I remember that summer night of July 20, 1969. I could barely keep my eyes open as the world waited for Neil Armstrong to take his first steps on something unearthly. I nodded out with explicit instructions to my Mom that she had better wake me up in time. You see, I not only wanted to be a TV newscaster but I also wanted to be an astronaut. These men were heroes; they were venturing where no human had ever been before – a true journey into the unknown in every sense of the word. No one knew if they would even return to tell their tale, especially after losing the crew of Apollo 1 two years earlier while it was still earthbound.
Yet, by taking “One small step for man – one giant leap for mankind,” Neil Armstrong united the world with a reassuring utterance.
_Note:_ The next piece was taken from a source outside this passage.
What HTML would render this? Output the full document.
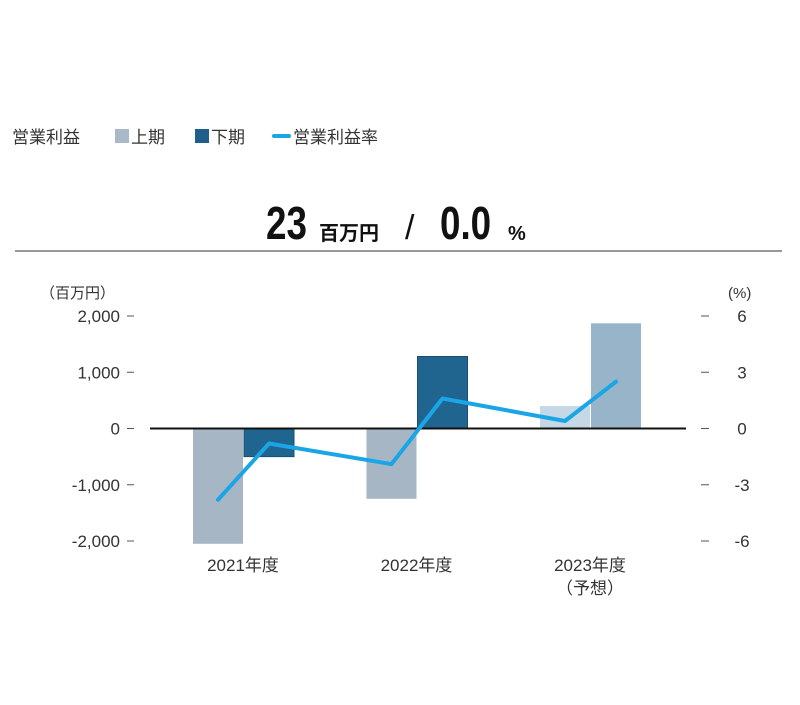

We seemed to be joined in that one global moment by a fuzzy black and white image generated from a camera 384,403 km away (238,856 miles).
Putting a man on the moon was a technological marvel and it was during that scientific renaissance that the Internet was born. Yet something has happened along the way. In this reporter’s opinion the Internet has further divided the globe and created a global dissonance of misinformation and misguided relationships. It has created a global cacophony of pessimism rather than a humanity of optimism. We will never feel the hope of the summer of ’69 again unless we, the collective we, can believe in something outside of ourselves, unless we can have a goal of a future full of possibilities despite the global strife, despite the economic woes, despite the divisiveness of religious and ethnic clashes which separate us.
NASA’s Space Shuttle program is scheduled to end next year and in this economic climate no one is sure what will happen to the space program when that occurs. Yet, NASA should be funded to the fullest because in NASA lies the hopes of a better tomorrow, the dream that we can shoot for the stars and maybe even reach Mars….or find a ripple in the space-time continuum. Society needs something hopeful to strive for and the answer is out there in the universe.